Published by Lee Boudreaux Books
Publication date: March 15th 2016
Sisters Ada, Vivie, and Bec inherited their family’s cabin on the Connecticut shore and now they convene every summer, staying with their children during the week while their husbands drive up on Friday in time for Shabbos. In As Close to Us as Breathing author Elizabeth Poliner freezes, with the clarity of amber, a very specific time and place and within that the lives of a family. That she opens the novel with the sentence “The summer of 1948 my brother Davy was killed in an accident…” might make everything that follows seem anti-climactic but this is not the case. Instead, we join Molly, her older brother Howard, her cousin Nina and the rest of their family in their last summer together. As Close to Us as Breathing moves back and forward from there, reconnecting with Molly in 1998 when most of the rest of the family is gone. Using Molly’s memories and the voices of other family members Poliner brings insight to that terrible summer and its aftermath.
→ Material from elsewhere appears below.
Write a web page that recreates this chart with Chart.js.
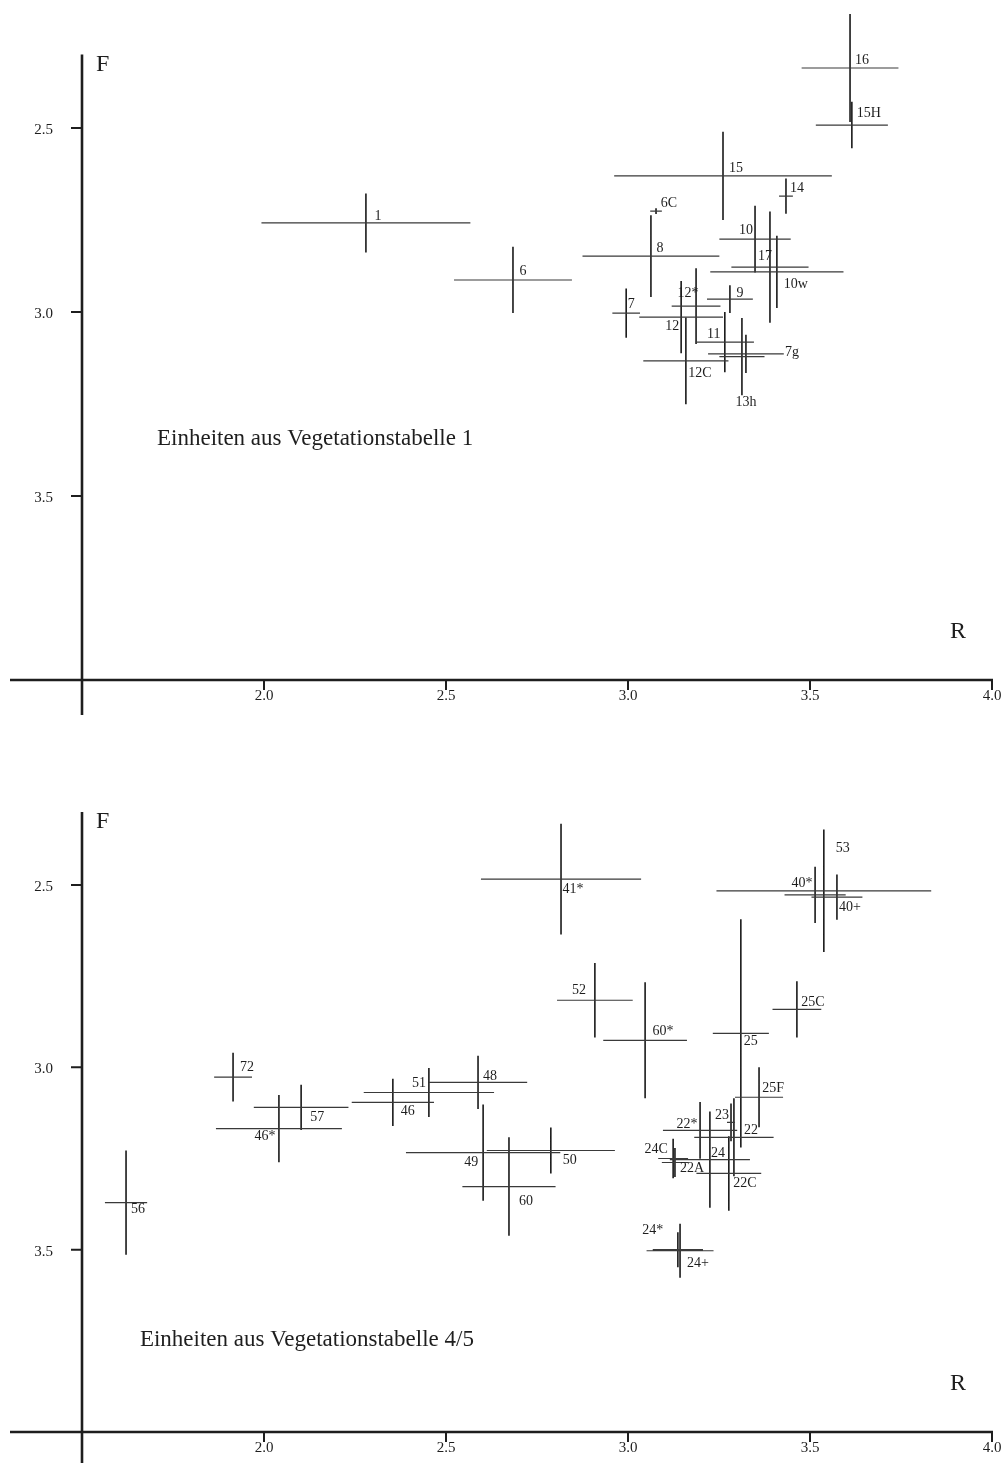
<!DOCTYPE html>
<html>
<head>
<meta charset="utf-8">
<script src="https://cdn.jsdelivr.net/npm/chart.js@4.4.1/dist/chart.umd.min.js"></script>
<style>
  html, body { margin: 0; padding: 0; background: #fff; }
  #wrap { position: relative; width: 1006px; height: 1463px; }
  canvas { position: absolute; left: 0; }
  #panel1 { top: 0; }
  #panel2 { top: 730px; }
</style>
</head>
<body>
<div id="wrap">
  <canvas id="panel1" width="1006" height="730"></canvas>
  <canvas id="panel2" width="1006" height="733"></canvas>
</div>
<script>
// Axis ticks shared by both panels
const xTicks = [2.0, 2.5, 3.0, 3.5, 4.0];
const yTicks = [2.5, 3.0, 3.5];

// Units from Vegetationstabelle 1: mean reaction (R) and moisture (F) values with their spread
const units1 = ['1', '6', '6C', '7', '7g', '8', '9', '10', '10w', '11', '12', '12*', '12C', '13h', '14', '15', '15H', '16', '17'];
const r1     = [2.28, 2.684, 3.077, 2.995, 3.324, 3.063, 3.28, 3.349, 3.409, 3.266, 3.146, 3.187, 3.159, 3.313, 3.434, 3.261, 3.615, 3.61, 3.39];
const rSd1   = [0.287, 0.162, 0.016, 0.038, 0.104, 0.188, 0.063, 0.098, 0.183, 0.08, 0.115, 0.067, 0.117, 0.062, 0.019, 0.299, 0.099, 0.133, 0.106];
const f1     = [2.758, 2.913, 2.726, 3.003, 3.114, 2.848, 2.965, 2.802, 2.891, 3.082, 3.014, 2.984, 3.133, 3.121, 2.685, 2.63, 2.492, 2.337, 2.878];
const fSd1   = [0.08, 0.09, 0.008, 0.067, 0.052, 0.111, 0.038, 0.091, 0.098, 0.082, 0.098, 0.103, 0.118, 0.105, 0.048, 0.12, 0.063, 0.147, 0.151];

// Units from Vegetationstabelle 4/5
const units2 = ['72', '57', '46*', '46', '51', '48', '49', '50', '60', '56', '41*', '53', '40*', '40+', '52', '60*', '25', '25C', '25F', '22*', '23', '22', '24', '24C', '22A', '22C', '24*', '24+'];
const r2     = [1.915, 2.102, 2.041, 2.354, 2.453, 2.588, 2.602, 2.788, 2.673, 1.621, 2.816, 3.538, 3.514, 3.574, 2.909, 3.047, 3.31, 3.464, 3.36, 3.198, 3.283, 3.291, 3.225, 3.124, 3.129, 3.277, 3.137, 3.143];
const rSd2   = [0.052, 0.13, 0.173, 0.113, 0.179, 0.135, 0.212, 0.176, 0.128, 0.058, 0.22, 0.295, 0.084, 0.07, 0.104, 0.115, 0.077, 0.067, 0.066, 0.102, 0.011, 0.109, 0.11, 0.041, 0.036, 0.089, 0.069, 0.092];
const f2     = [3.027, 3.11, 3.168, 3.096, 3.069, 3.041, 3.234, 3.228, 3.327, 3.371, 2.484, 2.516, 2.527, 2.533, 2.816, 2.926, 2.907, 2.841, 3.082, 3.173, 3.151, 3.192, 3.253, 3.25, 3.261, 3.291, 3.5, 3.503];
const fSd2   = [0.067, 0.062, 0.092, 0.065, 0.067, 0.073, 0.132, 0.063, 0.135, 0.143, 0.152, 0.168, 0.077, 0.062, 0.102, 0.159, 0.313, 0.077, 0.082, 0.078, 0.052, 0.107, 0.132, 0.054, 0.04, 0.102, 0.048, 0.074];

// Where each unit's name sits relative to its cross (pixels)
const labelShift1 = {
  '1': [12, -7], '6': [10, -9], '6C': [13, -8], '7': [5, -9], '7g': [46, -2], '8': [9, -8],
  '9': [10, -6], '10': [-9, -9], '10w': [19, 12], '11': [-11, -8], '12': [-9, 9], '12*': [-8, -13],
  '12C': [14, 12], '13h': [4, 46], '14': [11, -8], '15': [13, -8], '15H': [17, -12], '16': [12, -8], '17': [-5, -11]
};
const labelShift2 = {
  '72': [14, -10], '57': [16, 10], '46*': [-14, 8], '46': [15, 9], '51': [-10, -9], '48': [12, -6],
  '49': [-12, 10], '50': [19, 10], '60': [17, 15], '56': [12, 7], '41*': [12, 10], '53': [19, -43],
  '40*': [-13, -12], '40+': [13, 10], '52': [-16, -10], '60*': [18, -9], '25': [10, 8], '25C': [16, -7],
  '25F': [14, -9], '22*': [-13, -6], '23': [-9, -7], '22': [17, -7], '24': [8, -6], '24C': [-17, -9],
  '22A': [17, 6], '22C': [16, 10], '24*': [-25, -19], '24+': [18, 13]
};

const INK = '#1e1e1e';
const SERIF = '"Liberation Serif", "DejaVu Serif", serif';

// Horizontal (R spread) and vertical (F spread) bars, separated by gaps
function barPoints(r, rSd, f, fSd) {
  const horiz = [], vert = [];
  for (let i = 0; i < r.length; i++) {
    horiz.push({ x: r[i] - rSd[i], y: f[i] }, { x: r[i] + rSd[i], y: f[i] }, { x: r[i], y: null });
    vert.push({ x: r[i], y: f[i] - fSd[i] }, { x: r[i], y: f[i] + fSd[i] }, { x: r[i], y: null });
  }
  return { horiz, vert };
}

const framePlugin = {
  id: 'frame',
  afterDatasetsDraw(chart, args, o) {
    const ctx = chart.ctx;
    const xs = chart.scales.x, ys = chart.scales.y;
    const x0 = xs.getPixelForValue(1.5);
    const xEnd = xs.getPixelForValue(4.0);
    const yBase = ys.getPixelForValue(4.0);
    const yTop = ys.getPixelForValue(2.3);
    ctx.save();
    ctx.strokeStyle = INK;
    ctx.lineCap = 'butt';

    // axes: the R axis runs past the F axis, and the F axis runs below the R axis
    ctx.lineWidth = 2.6;
    ctx.beginPath();
    ctx.moveTo(10, yBase); ctx.lineTo(xEnd + 1, yBase);
    ctx.moveTo(x0, yTop); ctx.lineTo(x0, yBase + 35);
    ctx.stroke();

    ctx.lineWidth = 2;
    ctx.beginPath();
    xTicks.forEach(t => { const p = xs.getPixelForValue(t); ctx.moveTo(p, yBase); ctx.lineTo(p, yBase + 10); });
    yTicks.forEach(t => { const p = ys.getPixelForValue(t); ctx.moveTo(x0 - 11, p); ctx.lineTo(x0, p); });
    ctx.stroke();

    ctx.fillStyle = INK;
    ctx.font = '15px ' + SERIF;
    ctx.textBaseline = 'middle';
    ctx.textAlign = 'center';
    xTicks.forEach(t => ctx.fillText(t.toFixed(1), xs.getPixelForValue(t), yBase + 16));
    ctx.textAlign = 'right';
    yTicks.forEach(t => ctx.fillText(t.toFixed(1), x0 - 29, ys.getPixelForValue(t) + 2));

    // axis names
    ctx.font = '24px ' + SERIF;
    ctx.textAlign = 'left';
    ctx.fillText('F', x0 + 14, yTop + 10);
    ctx.textAlign = 'center';
    ctx.fillText('R', 958, yBase - 48);

    // caption
    ctx.font = '23px ' + SERIF;
    ctx.textAlign = 'left';
    ctx.fillText(o.caption, xs.getPixelForValue(o.captionAt[0]), ys.getPixelForValue(o.captionAt[1]));

    // unit names
    ctx.font = '14px ' + SERIF;
    ctx.textAlign = 'center';
    o.units.forEach((u, i) => {
      const s = o.shift[u] || [10, -8];
      ctx.fillText(u, xs.getPixelForValue(o.r[i]) + s[0], ys.getPixelForValue(o.f[i]) + s[1]);
    });
    ctx.restore();
  }
};

function makePanel(id, units, r, rSd, f, fSd, shift, caption, captionAt, pad) {
  const pts = barPoints(r, rSd, f, fSd);
  const line = (data, w, c) => ({
    data, showLine: true, pointRadius: 0, borderWidth: w, borderColor: c,
    spanGaps: false, clip: false, tension: 0
  });
  return new Chart(document.getElementById(id), {
    type: 'scatter',
    data: { datasets: [line(pts.horiz, 1.2, '#3a3a3a'), line(pts.vert, 1.6, '#1a1a1a')] },
    options: {
      responsive: false,
      animation: false,
      events: [],
      layout: { padding: pad },
      scales: {
        x: { type: 'linear', min: 1.5, max: 4.0, display: false },
        y: { type: 'linear', min: 2.2, max: 4.0, reverse: true, display: false }
      },
      plugins: {
        legend: { display: false },
        tooltip: { enabled: false },
        frame: { units, r, f, shift, caption, captionAt }
      }
    },
    plugins: [framePlugin]
  });
}

makePanel('panel1', units1, r1, rSd1, f1, fSd1, labelShift1,
  'Einheiten aus Vegetationstabelle 1', [1.706, 3.345],
  { left: 82, right: 14, top: 17.6, bottom: 50 });

makePanel('panel2', units2, r2, rSd2, f2, fSd2, labelShift2,
  'Einheiten aus Vegetationstabelle 4/5', [1.659, 3.748],
  { left: 82, right: 14, top: 45.6, bottom: 31 });
</script>
</body>
</html>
The Leibritskys are a traditional Jewish family, close-knit and devout, with the summers seen as a break from routine and with small freedoms not found in their everyday life. It is the details of each of the characters, from Mort’s stopping for a hot dog every Friday on his way to the cabin to Howard’s secret Irish girlfriend, Ada’s temper, Bec’s affair, and Nina’s frustration at her cousin’s incessant teasing, that crystalizes into an accident for which they all feel responsible. It is no secret that the death of Davy irrevocably changes everyone forever, but it is what comes before that makes As Close to Us as Breathing such a poignant slice-of-life. This is not a novel packed with action despite the death of a little boy. Rather it is a gently paced character study about the bonds of family and religion and how, when tested, those bonds may not be enough.